5. As soon as someone puts money into a watch (whether by increments or all at once), they are not able to make that money work for them anymore. They are not earning interest in savings or another investment. If they're lucky, the watch will be increasing in value by the amount of inflation, but then, if they had invested in a traditional investment vehicle, so would their investments most likely. And the traditional investments are more likely to yield a profit if sold, whereas sale of a watch will more likely yield a loss. I've read the articles about watch values increasing, but again, that's IF you have the right watch and IF you can find a buyer willing to pay more than what you paid.

6. In summary, while I appreciate the idea behind what you seem to be suggesting, the value of the suggestion is not there.
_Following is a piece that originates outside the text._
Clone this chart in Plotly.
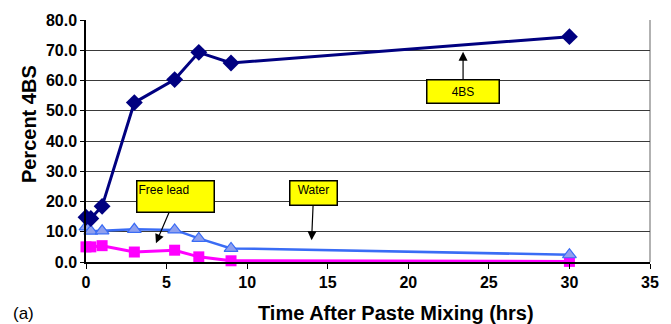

If ownership of an expensive watch is the goal, there are already many ways to buy things you can't afford right now (and it is questionable whether a person should be doing so in the first place, potential appreciation or no); and, if investment is the goal, there are already many ways to invest even small amounts of money. Finally, for appreciation to be realized, the watch must be sold at a higher price than it was bought for, and must be at a higher profit than would have been realized had the funds been otherwise invested. The premise that watches are a good investment is a faulty one, and most people should not be gambling with their limited means.